**Task directions:**
Repeat the listing exactly as given, omitting every image.

··· Provided material ···

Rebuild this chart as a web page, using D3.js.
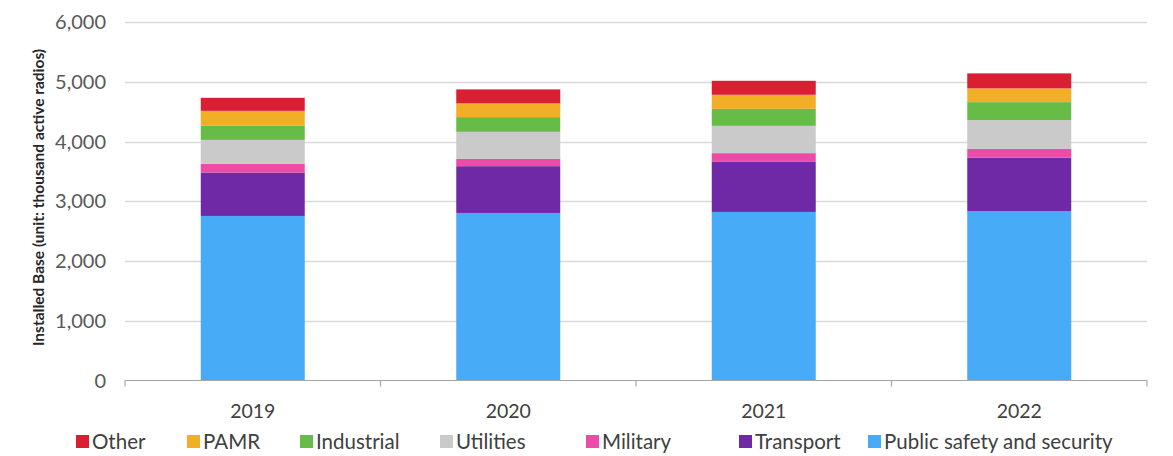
<!DOCTYPE html>
<html>
<head>
<meta charset="utf-8">
<script src="https://cdn.jsdelivr.net/npm/d3@7"></script>
<style>
  html, body { margin: 0; padding: 0; background: #fff; }
  svg { display: block; }
  text { font-family: Lato, "Open Sans", sans-serif; }
</style>
</head>
<body>
<svg id="chart" width="1173" height="456"></svg>
<script>
// ---- data ----
const years = ["2019", "2020", "2021", "2022"];
const publicSafety = [2754, 2804, 2821, 2837];
const transport    = [727, 783, 838, 895];
const military     = [144, 122, 146, 145];
const utilities    = [402, 453, 457, 481];
const industrial   = [242, 246, 285, 301];
const pamr         = [244, 230, 235, 230];
const other        = [218, 234, 234, 251];
const seriesNames  = ["Public safety and security", "Transport", "Military", "Utilities", "Industrial", "PAMR", "Other"];
const legendOrder  = ["Other", "PAMR", "Industrial", "Utilities", "Military", "Transport", "Public safety and security"];
const yTicks       = [0, 1000, 2000, 3000, 4000, 5000, 6000];
const yTitle       = "Installed Base (unit: thousand active radios)";

// ---- styling ----
const colors = {
  "Public safety and security": "#48abf7",
  "Transport": "#7029a6",
  "Military": "#ed4ba8",
  "Utilities": "#cacaca",
  "Industrial": "#67bc47",
  "PAMR": "#f3ae27",
  "Other": "#d91f31"
};
const seriesValues = [publicSafety, transport, military, utilities, industrial, pamr, other];
const table = years.map((yr, i) => {
  const row = { year: yr };
  seriesNames.forEach((n, k) => row[n] = seriesValues[k][i]);
  return row;
});

const svg = d3.select("#chart");
const plotLeft = 125, plotRight = 1147, plotTop = 22, plotBottom = 380.5;

const x = d3.scaleBand().domain(years).range([plotLeft, plotRight]).paddingInner(0.593).paddingOuter(0.2965);
const xCat = d3.scaleBand().domain(years).range([plotLeft, plotRight]).padding(0);
const y = d3.scaleLinear().domain([0, 6000]).range([plotBottom, plotTop]);

// gridlines
svg.append("g").selectAll("line").data(yTicks.filter(t => t > 0)).join("line")
  .attr("x1", plotLeft).attr("x2", plotRight)
  .attr("y1", d => Math.round(y(d)) + 0.5).attr("y2", d => Math.round(y(d)) + 0.5)
  .attr("stroke", "#d9d9d9").attr("stroke-width", 1.3);

// y tick labels
svg.append("g").selectAll("text").data(yTicks).join("text")
  .attr("x", 106).attr("y", d => y(d)).attr("dy", "0.36em")
  .attr("text-anchor", "end").attr("font-size", 20).attr("fill", "#595959")
  .text(d => d3.format(",")(d));

// y title
svg.append("text")
  .attr("transform", `translate(44, ${(32 + 363) / 2}) rotate(-90)`)
  .attr("text-anchor", "middle").attr("font-size", 15.5).attr("font-weight", "bold").attr("fill", "#262626")
  .text(yTitle);

// stacked bars
const stack = d3.stack().keys(seriesNames)(table);
svg.append("g").selectAll("g").data(stack).join("g")
  .attr("fill", d => colors[d.key])
  .selectAll("rect").data(d => d).join("rect")
  .attr("x", d => x(d.data.year))
  .attr("width", x.bandwidth())
  .attr("y", d => y(d[1]))
  .attr("height", d => y(d[0]) - y(d[1]));

// x axis
const xAxis = svg.append("g");
xAxis.append("line").attr("x1", plotLeft).attr("x2", plotRight).attr("y1", plotBottom).attr("y2", plotBottom)
  .attr("stroke", "#a6a6a6").attr("stroke-width", 1.2);
const boundaries = years.map(yv => xCat(yv)).concat([plotRight]);
xAxis.selectAll("line.tick").data(boundaries).join("line").attr("class", "tick")
  .attr("x1", d => d).attr("x2", d => d).attr("y1", plotBottom).attr("y2", plotBottom + 6)
  .attr("stroke", "#a6a6a6").attr("stroke-width", 1.2);
xAxis.selectAll("text").data(years).join("text")
  .attr("x", d => xCat(d) + xCat.bandwidth() / 2).attr("y", 418)
  .attr("text-anchor", "middle").attr("font-size", 19.5).attr("fill", "#404040")
  .text(d => d);

// legend
const legendTextX = [92, 203, 316, 456, 602, 755, 884];
const leg = svg.append("g").selectAll("g").data(legendOrder).join("g")
  .attr("transform", (d, i) => `translate(${legendTextX[i]}, 0)`);
leg.append("rect").attr("x", -16).attr("y", 435).attr("width", 13).attr("height", 13)
  .attr("fill", d => colors[d]);
leg.append("text").attr("x", 0).attr("y", 449).attr("font-size", 20.5).attr("fill", "#404040")
  .text(d => d);
</script>
</body>
</html>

···

**Task result:**
Rebuild this chart as a web page, using D3.js.
<!DOCTYPE html>
<html>
<head>
<meta charset="utf-8">
<script src="https://cdn.jsdelivr.net/npm/d3@7"></script>
<style>
  html, body { margin: 0; padding: 0; background: #fff; }
  svg { display: block; }
  text { font-family: Lato, "Open Sans", sans-serif; }
</style>
</head>
<body>
<svg id="chart" width="1173" height="456"></svg>
<script>
// ---- data ----
const years = ["2019", "2020", "2021", "2022"];
const publicSafety = [2754, 2804, 2821, 2837];
const transport    = [727, 783, 838, 895];
const military     = [144, 122, 146, 145];
const utilities    = [402, 453, 457, 481];
const industrial   = [242, 246, 285, 301];
const pamr         = [244, 230, 235, 230];
const other        = [218, 234, 234, 251];
const seriesNames  = ["Public safety and security", "Transport", "Military", "Utilities", "Industrial", "PAMR", "Other"];
const legendOrder  = ["Other", "PAMR", "Industrial", "Utilities", "Military", "Transport", "Public safety and security"];
const yTicks       = [0, 1000, 2000, 3000, 4000, 5000, 6000];
const yTitle       = "Installed Base (unit: thousand active radios)";

// ---- styling ----
const colors = {
  "Public safety and security": "#48abf7",
  "Transport": "#7029a6",
  "Military": "#ed4ba8",
  "Utilities": "#cacaca",
  "Industrial": "#67bc47",
  "PAMR": "#f3ae27",
  "Other": "#d91f31"
};
const seriesValues = [publicSafety, transport, military, utilities, industrial, pamr, other];
const table = years.map((yr, i) => {
  const row = { year: yr };
  seriesNames.forEach((n, k) => row[n] = seriesValues[k][i]);
  return row;
});

const svg = d3.select("#chart");
const plotLeft = 125, plotRight = 1147, plotTop = 22, plotBottom = 380.5;

const x = d3.scaleBand().domain(years).range([plotLeft, plotRight]).paddingInner(0.593).paddingOuter(0.2965);
const xCat = d3.scaleBand().domain(years).range([plotLeft, plotRight]).padding(0);
const y = d3.scaleLinear().domain([0, 6000]).range([plotBottom, plotTop]);

// gridlines
svg.append("g").selectAll("line").data(yTicks.filter(t => t > 0)).join("line")
  .attr("x1", plotLeft).attr("x2", plotRight)
  .attr("y1", d => Math.round(y(d)) + 0.5).attr("y2", d => Math.round(y(d)) + 0.5)
  .attr("stroke", "#d9d9d9").attr("stroke-width", 1.3);

// y tick labels
svg.append("g").selectAll("text").data(yTicks).join("text")
  .attr("x", 106).attr("y", d => y(d)).attr("dy", "0.36em")
  .attr("text-anchor", "end").attr("font-size", 20).attr("fill", "#595959")
  .text(d => d3.format(",")(d));

// y title
svg.append("text")
  .attr("transform", `translate(44, ${(32 + 363) / 2}) rotate(-90)`)
  .attr("text-anchor", "middle").attr("font-size", 15.5).attr("font-weight", "bold").attr("fill", "#262626")
  .text(yTitle);

// stacked bars
const stack = d3.stack().keys(seriesNames)(table);
svg.append("g").selectAll("g").data(stack).join("g")
  .attr("fill", d => colors[d.key])
  .selectAll("rect").data(d => d).join("rect")
  .attr("x", d => x(d.data.year))
  .attr("width", x.bandwidth())
  .attr("y", d => y(d[1]))
  .attr("height", d => y(d[0]) - y(d[1]));

// x axis
const xAxis = svg.append("g");
xAxis.append("line").attr("x1", plotLeft).attr("x2", plotRight).attr("y1", plotBottom).attr("y2", plotBottom)
  .attr("stroke", "#a6a6a6").attr("stroke-width", 1.2);
const boundaries = years.map(yv => xCat(yv)).concat([plotRight]);
xAxis.selectAll("line.tick").data(boundaries).join("line").attr("class", "tick")
  .attr("x1", d => d).attr("x2", d => d).attr("y1", plotBottom).attr("y2", plotBottom + 6)
  .attr("stroke", "#a6a6a6").attr("stroke-width", 1.2);
xAxis.selectAll("text").data(years).join("text")
  .attr("x", d => xCat(d) + xCat.bandwidth() / 2).attr("y", 418)
  .attr("text-anchor", "middle").attr("font-size", 19.5).attr("fill", "#404040")
  .text(d => d);

// legend
const legendTextX = [92, 203, 316, 456, 602, 755, 884];
const leg = svg.append("g").selectAll("g").data(legendOrder).join("g")
  .attr("transform", (d, i) => `translate(${legendTextX[i]}, 0)`);
leg.append("rect").attr("x", -16).attr("y", 435).attr("width", 13).attr("height", 13)
  .attr("fill", d => colors[d]);
leg.append("text").attr("x", 0).attr("y", 449).attr("font-size", 20.5).attr("fill", "#404040")
  .text(d => d);
</script>
</body>
</html>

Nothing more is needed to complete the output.